I decided to run my own business. I started my deli with $100 in 1998. The guy who had the deli before me was probably very tired. He told me to pay him $100/week for five years to take it over. I gave him what I had in my pocket and I got the business. This is my passion now. I love this business like I loved baseball before. I work almost every single day, 12 hours a day. As soon as I arrive in the morning, the only thing I think about is the business.
Every penny I made, I put back into the floors, the ceiling, the walls, the equipment, redoing it little by little. I had this crazy guy paint the night sky with a coyote on the ceiling. The nighttime is so beautiful when there are a lot of stars and this glow from the sky. I wanted everybody coming into my store to look at the sky.
I work here with my wife. She works in the kitchen and I run the front. She was originally a customer. She liked my sandwiches.
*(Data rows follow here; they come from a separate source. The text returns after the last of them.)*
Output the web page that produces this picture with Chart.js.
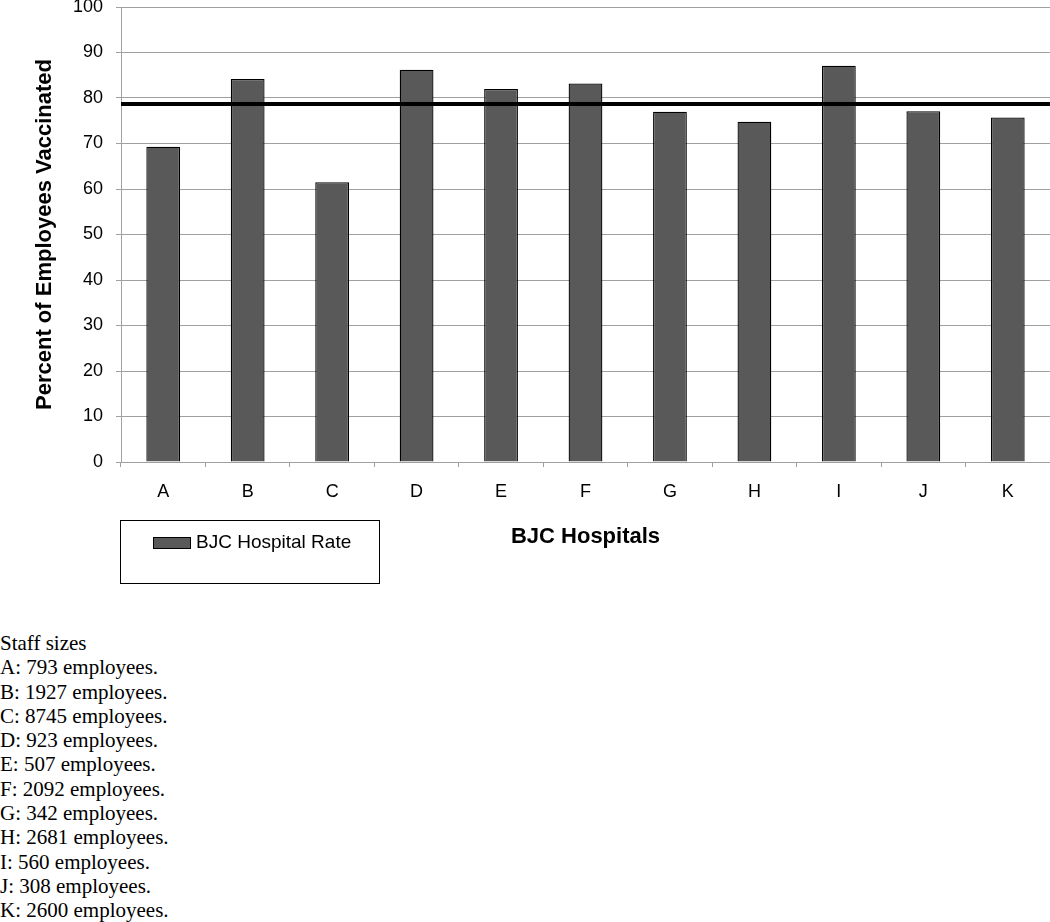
<!DOCTYPE html>
<html lang="en">
<head>
<meta charset="UTF-8">
<title>BJC Hospitals vaccination rate</title>
<style>
  body { margin: 0; background: #fff; }
  .grafico { position: relative; width: 1050px; height: 600px; }
  .legenda {
    position: absolute; left: 120px; top: 520px; width: 258px; height: 62px;
    border: 1.5px solid #000; font: 19px "Liberation Sans", Arial, sans-serif;
  }
  .legenda span.cor {
    position: absolute; left: 32px; top: 16px; width: 36px; height: 10px;
    background: #595959; border: 1px solid #000;
  }
  .legenda span.txt { position: absolute; left: 75px; top: 10px; }
  .staff {
    font: 21px "Liberation Serif", "Times New Roman", serif; line-height: 24.3px;
    margin-top: 31px; color: #000;
  }
</style>
</head>
<body>
<div class="grafico">
  <canvas id="myChart" width="1050" height="600"></canvas>
  <div class="legenda"><span class="cor"></span><span class="txt" id="legendaTxt"></span></div>
</div>
<div class="staff" id="staff"></div>

<script src="https://cdn.jsdelivr.net/npm/chart.js"></script>
<script>
// dados
const hospitals = ['A', 'B', 'C', 'D', 'E', 'F', 'G', 'H', 'I', 'J', 'K'];
const hospitalRate = [69.3, 84.2, 61.5, 86.2, 82.0, 83.2, 77.0, 74.8, 87.1, 77.1, 75.7];
const bjcOverallRate = 78.7;
const staffSizes = [793, 1927, 8745, 923, 507, 2092, 342, 2681, 560, 308, 2600];
const yTicks = [0, 10, 20, 30, 40, 50, 60, 70, 80, 90, 100];

const fonte = '"Liberation Sans", Arial, sans-serif';
const cinza = '#a0a0a0';

// linha preta da taxa geral, cobre toda a largura da area do grafico
const linhaMedia = {
  id: 'linhaMedia',
  afterDatasetsDraw(chart) {
    const y = chart.scales.y.getPixelForValue(bjcOverallRate);
    const area = chart.chartArea;
    const c = chart.ctx;
    c.save();
    c.strokeStyle = '#000';
    c.lineWidth = 4;
    c.beginPath();
    c.moveTo(area.left, y);
    c.lineTo(area.right, y);
    c.stroke();
    c.restore();
  }
};

const ctx = document.getElementById('myChart');
const barChart = new Chart(ctx, {
  type: 'bar',
  data: {
    labels: hospitals,
    datasets: [{
      label: 'BJC Hospital Rate',
      data: hospitalRate,
      backgroundColor: '#595959',
      borderColor: '#000',
      borderWidth: 1.3,
      barPercentage: 0.4,
      categoryPercentage: 1
    }]
  },
  options: {
    responsive: false,
    animation: false,
    layout: { padding: { top: 7, right: 0, bottom: 38, left: 0 } },
    plugins: {
      legend: { display: false },
      tooltip: { enabled: false }
    },
    scales: {
      x: {
        grid: { offset: true, drawOnChartArea: false, drawTicks: true, tickLength: 5, color: cinza },
        border: { color: cinza },
        ticks: { color: '#000', padding: 14, font: { family: fonte, size: 18 } },
        title: {
          display: true, text: 'BJC Hospitals', color: '#000',
          font: { family: fonte, size: 22, weight: 'bold' },
          padding: { top: 0, bottom: 12 }
        },
        afterFit(scale) { scale.height = 100; scale.paddingLeft = 0; scale.paddingRight = 0; }
      },
      y: {
        min: 0, max: 100,
        afterBuildTicks(scale) { scale.ticks = yTicks.map(v => ({ value: v })); },
        grid: { color: cinza, tickLength: 5 },
        border: { color: cinza },
        ticks: { color: '#000', padding: 13, font: { family: fonte, size: 18 } },
        title: {
          display: true, text: 'Percent of Employees Vaccinated', color: '#000',
          font: { family: fonte, size: 22, weight: 'bold' },
          padding: { top: 32, bottom: 0 }
        },
        afterFit(scale) { scale.width = 121; scale.paddingTop = 0; scale.paddingBottom = 0; }
      }
    }
  },
  plugins: [linhaMedia]
});

document.getElementById('legendaTxt').textContent = barChart.data.datasets[0].label;

// texto com o tamanho das equipes
const staff = document.getElementById('staff');
let linhas = ['Staff sizes'];
hospitals.forEach((h, i) => linhas.push(h + ': ' + staffSizes[i] + ' employees.'));
staff.innerHTML = linhas.map(l => '<div>' + l + '</div>').join('');
</script>
</body>
</html>
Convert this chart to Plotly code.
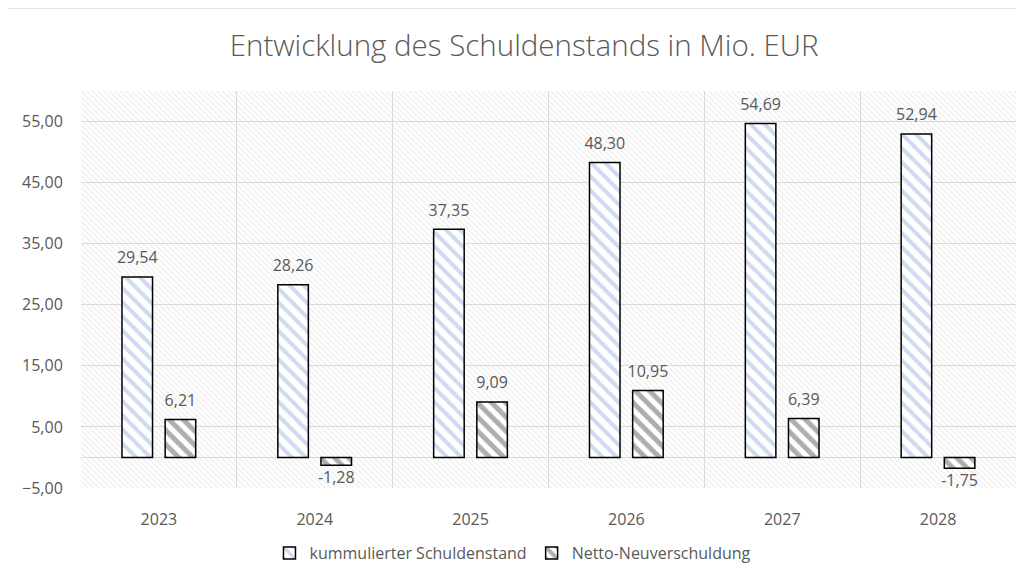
import plotly.graph_objects as go

years = ["2023", "2024", "2025", "2026", "2027", "2028"]
kumuliert = [29.54, 28.26, 37.35, 48.30, 54.69, 52.94]
netto = [6.21, -1.28, 9.09, 10.95, 6.39, -1.75]
y_ticks = [-5, 5, 15, 25, 35, 45, 55]

pos = list(range(len(years)))
TXT = "#595959"
GRID = "#d9d9d9"
FONT = "Open Sans"
BW = 0.196
OFF1, OFF2 = -0.237, 0.04

fig = go.Figure()

# hatched plot-area background
fig.add_trace(go.Bar(
    x=[(len(years) - 1) / 2], y=[65], base=[-5], width=[len(years)],
    marker=dict(color="rgba(0,0,0,0)", line=dict(width=0),
                pattern=dict(shape="\\", fgcolor="#dedede", bgcolor="rgba(0,0,0,0)",
                             size=4, solidity=0.35)),
    showlegend=False, hoverinfo="skip",
))

series = [
    ("kummulierter Schuldenstand", kumuliert, OFF1, "#9cb6e2", 0.4),
    ("Netto-Neuverschuldung", netto, OFF2, "#5e5e5e", 0.5),
]
for name, vals, off, col, sol in series:
    fig.add_trace(go.Bar(
        name=name, x=pos, y=vals, width=BW, offset=off,
        marker=dict(color="white", line=dict(color="black", width=1.5),
                    pattern=dict(shape="\\", fgcolor=col, bgcolor="white",
                                 size=10, solidity=sol)),
        hoverinfo="skip",
    ))
for name, vals, off, col, sol in series:
    fig.add_trace(go.Scatter(
        x=[p + off + BW / 2 for p in pos], y=vals,
        mode="markers+text", texttemplate="%{y:.2f}",
        textposition=["top center" if v >= 0 else "bottom center" for v in vals],
        marker=dict(size=[14 if v >= 0 else 8 for v in vals], opacity=0),
        textfont=dict(family=FONT, size=16, color=TXT),
        showlegend=False, hoverinfo="skip", cliponaxis=False,
    ))

fig.update_layout(
    width=1016, height=575,
    margin=dict(l=73, r=8, t=83, b=95),
    paper_bgcolor="white", plot_bgcolor="white",
    barmode="overlay", separators=",.",
    font=dict(family=FONT, size=16, color=TXT),
    title=dict(text="Entwicklung des Schuldenstands in Mio. EUR",
               x=0.508, xanchor="center", y=0.935, yanchor="middle",
               font=dict(family=FONT, size=29.5, color=TXT, weight=300)),
    legend=dict(orientation="h", x=0.462, xanchor="center", y=-0.164, yanchor="middle",
                font=dict(family=FONT, size=16, color=TXT), itemwidth=30,
                traceorder="normal"),
    xaxis=dict(range=[-0.5, len(years) - 0.5], tickmode="array", tickvals=pos, ticktext=years,
               showgrid=False, zeroline=False, showline=False,
               ticks="outside", ticklen=17, tickcolor="rgba(0,0,0,0)",
               tickfont=dict(family=FONT, size=16, color=TXT),
               minor=dict(tickmode="array", tickvals=[p - 0.5 for p in pos] + [len(years) - 0.5],
                          showgrid=True, gridcolor=GRID, gridwidth=1.3, ticks="")),
    yaxis=dict(range=[-5, 60], tickmode="array", tickvals=y_ticks, tickformat=".2f",
               showgrid=True, gridcolor=GRID, gridwidth=1.3,
               zeroline=True, zerolinecolor=GRID, zerolinewidth=1.3, showline=False,
               ticks="outside", ticklen=14, tickcolor="rgba(0,0,0,0)",
               tickfont=dict(family=FONT, size=16, color=TXT)),
    shapes=[dict(type="rect", xref="paper", yref="paper",
                 x0=(7 - 81) / 935, x1=1.2, y0=-0.6, y1=1 + (91 - 8) / 397,
                 line=dict(color=GRID, width=1.3), layer="below")],
)

fig.write_html("out.html")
She was on vacation from the Dominican Republic and she came to the store and ordered a chicken sandwich. She came back for another one the next day and I decided to give her my number. I told her to call me at 10 p.m. And she did. She returned to her country and we talked on the phone every single day. Then she came back to see me, and we have been together ever since. I had been feeling lonely and depressed because I had gotten divorced and my kids were living with their mother, but I said, “God, please send me a beautiful wife,” and he did.
I’ve been in this neighborhood for 35 years. I see a lot of things, good and bad. Every night at 10 p.m., we give away the food we don’t sell, because we want to keep everything fresh. Usually between 20 and 25 people come by. Sometimes, people will come in and say, “Billy, you might not remember, but I was in that line looking for food and now I’m good.”
One time my son, Jonah, when he was 10 years old, asked, “Daddy, why are these people always in line?” I told him it’s because we give away anything we don’t sell. I told him, “It’s better to give than to receive because every time I give to anybody, I feel good.” Later, my son told me one of the kids at school said that he didn’t have money to buy lunch, and his mind went back to what I said about helping other people. Even though he was hungry, Jonah gave money to the other boy. I told him, “You’ve done the right thing.” That day, I cried — not in front of him — because he had listened to me. I feel lucky. I have my family, my kids are proud of me, and there’s nothing better than that.